Small town Spain at the end of Whitsun. In Alhama de Granada, a hill town midway between Malaga and Granada in Andalucía, the celebration of Corpus Christi on the first Sunday in June takes the form of a religious procession through the streets of the old Arab town. The event is announced by a stirring peal of bells from the huge earthquake-scarred tower of the Church of La Encarnación. Temporary flower-decked altars have already been set up strategic points along the processional route, the course of which is marked by a wide swathe of horsetail gathered from the nearby gorge.
Musicians carrying trombones and drums saunter across Plaza de la Constitución to assemble outside the main door of the Iglesia del Carmen that overlooks the gorge. Eventually, the congregation files out of church and after a fanfare of deafening fircrackers the procession leaves to make its way around the town’s narrow streets. Leading the entourage along with the priest are girls in white dresses carrying baskets and boys in sailor suits, then comes the heavy wooden float carried on the shoulders of a rota of 28 men followed by the band and what seems like most of Alhama’s population dressed in their Sunday best.

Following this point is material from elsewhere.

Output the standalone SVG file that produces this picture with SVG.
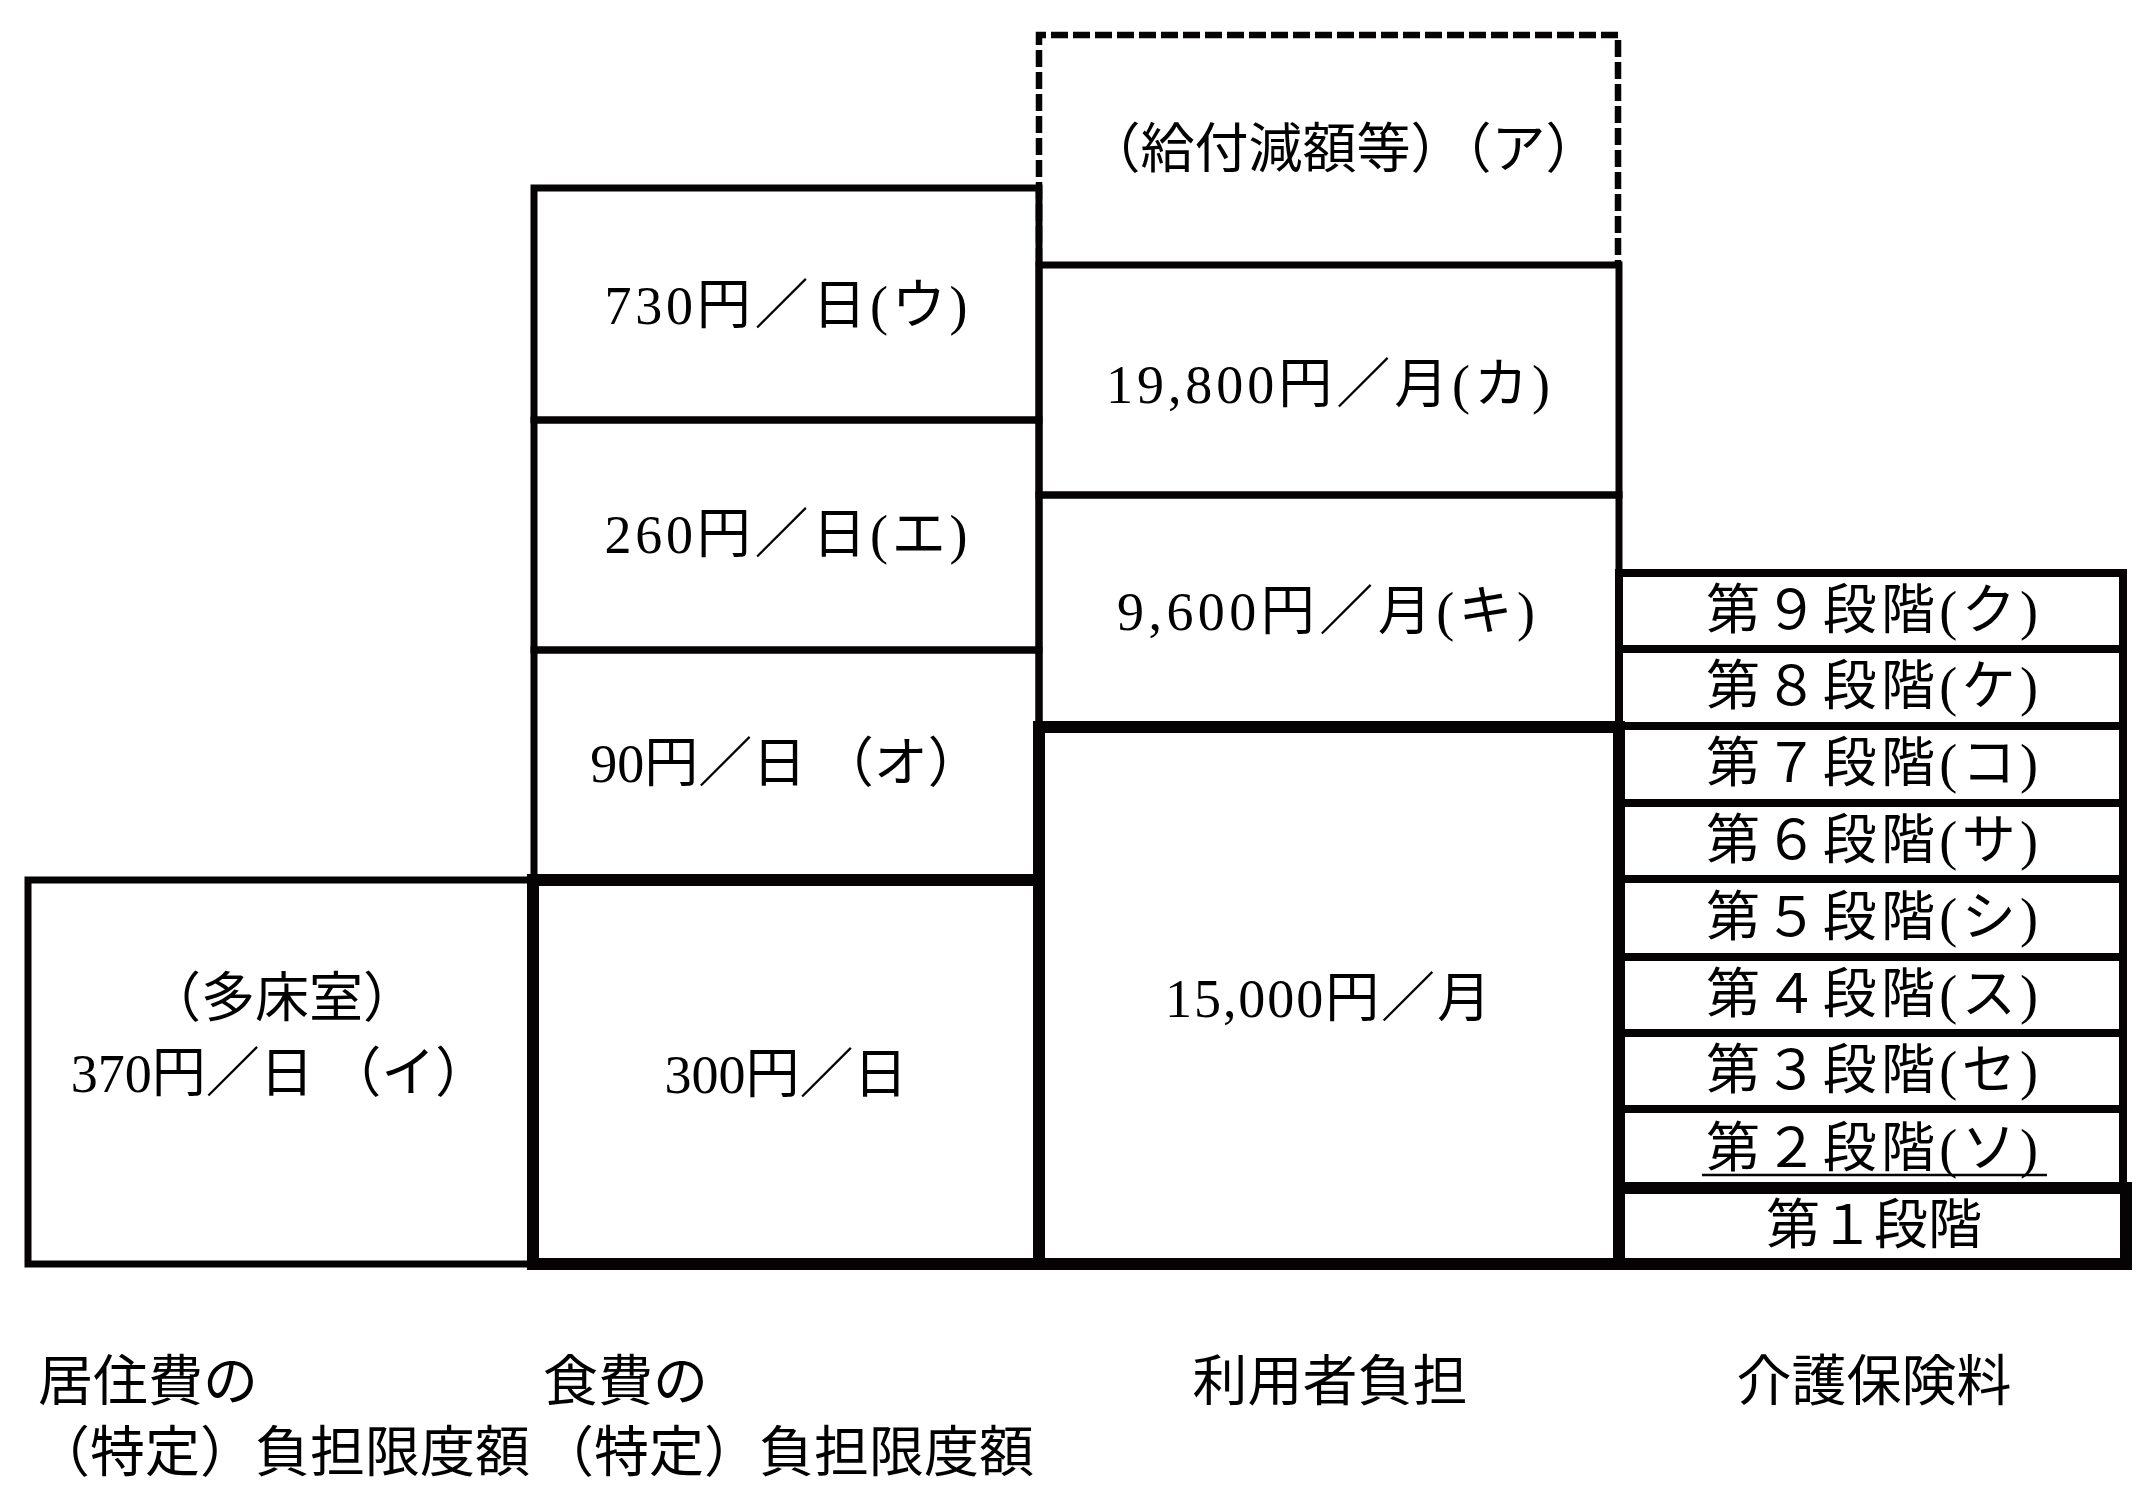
<svg xmlns="http://www.w3.org/2000/svg" width="2150" height="1498" viewBox="0 0 2150 1498">
<style>
.bx{fill:none;stroke:#050303;stroke-width:7}
.thin{fill:none;stroke:#050303;stroke-width:8}
.thick{fill:none;stroke:#050303;stroke-width:12}
.dash{fill:none;stroke:#050303;stroke-width:6.5;stroke-dasharray:17 5}
.t{font-family:'Liberation Serif','Noto Sans CJK JP',serif;font-size:54px;fill:#000;text-anchor:middle;dominant-baseline:central}
.l{font-family:'Liberation Serif','Noto Sans CJK JP',serif;font-size:55px;fill:#000;text-anchor:start;dominant-baseline:central}
</style>
<defs>
<clipPath id="clipL"><rect x="0" y="1400" width="531" height="98"/></clipPath>
</defs>
<rect x="0" y="0" width="2150" height="1498" fill="#ffffff"/>

<g id="housing-tami">
<rect class="bx" x="28" y="880" width="505" height="384"/>
<text class="t" x="282" y="999">（多床室）</text>
<text class="t" x="280" y="1074">370円／日 （イ）</text>
</g>

<g id="food-u">
<rect class="bx" x="534" y="188" width="505" height="232"/>
<text class="t" x="786" y="306" textLength="363">730円／日(ウ)</text>
</g>
<g id="food-e">
<rect class="bx" x="534" y="420" width="505" height="230"/>
<text class="t" x="786" y="535" textLength="363">260円／日(エ)</text>
</g>
<g id="food-o">
<rect class="bx" x="534" y="650" width="505" height="230"/>
<text class="t" x="786" y="764">90円／日 （オ）</text>
</g>

<g id="user-a">
<path class="dash" d="M1039,265 V35 H1618 V265"/>
<text class="t" x="1343" y="150">（給付減額等）（ア）</text>
</g>
<g id="user-ka">
<rect class="bx" x="1039" y="265" width="580" height="230"/>
<text class="t" x="1328" y="385" textLength="444">19,800円／月(カ)</text>
</g>
<g id="user-ki">
<rect class="bx" x="1039" y="495" width="580" height="232"/>
<text class="t" x="1326" y="612" textLength="418">9,600円／月(キ)</text>
</g>

<g id="premium-9">
<rect class="thin" x="1619" y="573" width="504" height="76"/>
<text class="t" x="1872" y="611" textLength="332">第９段階(ク)</text>
</g>
<g id="premium-8">
<rect class="thin" x="1619" y="649" width="504" height="77"/>
<text class="t" x="1872" y="687" textLength="332">第８段階(ケ)</text>
</g>
<g id="premium-7">
<rect class="thin" x="1619" y="726" width="504" height="77"/>
<text class="t" x="1872" y="764" textLength="332">第７段階(コ)</text>
</g>
<g id="premium-6">
<rect class="thin" x="1619" y="803" width="504" height="76"/>
<text class="t" x="1872" y="841" textLength="332">第６段階(サ)</text>
</g>
<g id="premium-5">
<rect class="thin" x="1619" y="879" width="504" height="78"/>
<text class="t" x="1872" y="918" textLength="332">第５段階(シ)</text>
</g>
<g id="premium-4">
<rect class="thin" x="1619" y="957" width="504" height="76"/>
<text class="t" x="1872" y="995" textLength="332">第４段階(ス)</text>
</g>
<g id="premium-3">
<rect class="thin" x="1619" y="1033" width="504" height="76"/>
<text class="t" x="1872" y="1071" textLength="332">第３段階(セ)</text>
</g>
<g id="premium-2">
<rect class="thin" x="1619" y="1109" width="504" height="79"/>
<text class="t" x="1872" y="1149" textLength="332">第２段階(ソ)</text>
<line x1="1702" y1="1175" x2="2047" y2="1175" stroke="#050303" stroke-width="2.5"/>
</g>

<g id="food-300">
<rect class="thick" x="533" y="880" width="506" height="384"/>
<text class="t" x="786" y="1075">300円／日</text>
</g>
<g id="user-15000">
<rect class="thick" x="1039" y="727" width="580" height="537"/>
<text class="t" x="1328" y="999" textLength="326">15,000円／月</text>
</g>
<g id="premium-1">
<rect class="thick" x="1619" y="1188" width="507" height="76"/>
<text class="t" x="1874" y="1226">第１段階</text>
</g>

<g id="labels">
<text class="l" x="38" y="1381">居住費の</text>
<text class="l" x="35" y="1452" clip-path="url(#clipL)">（特定）負担限度額</text>
<text class="l" x="543" y="1381">食費の</text>
<text class="l" x="539" y="1452">（特定）負担限度額</text>
<text class="t" x="1330" y="1381" style="font-size:55px">利用者負担</text>
<text class="t" x="1874" y="1381" style="font-size:55px">介護保険料</text>
</g>

<g id="connectors"></g>
</svg>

It takes an hour or two to make the circuit, stopping for blessings a long the way, and then, after returning to the starting point, the crowd slowly disperses. Already, municipal workers in high-visibility jackets have swept up the horsetail and rose petals and Alhama is returned to tranquil whitewashed normality. Now, it’s just like any other another sleepy Sunday afternoon – muy tranquilo: a stroll and chat in the square, an unhurried meal, a drink, a sun-drugged siesta.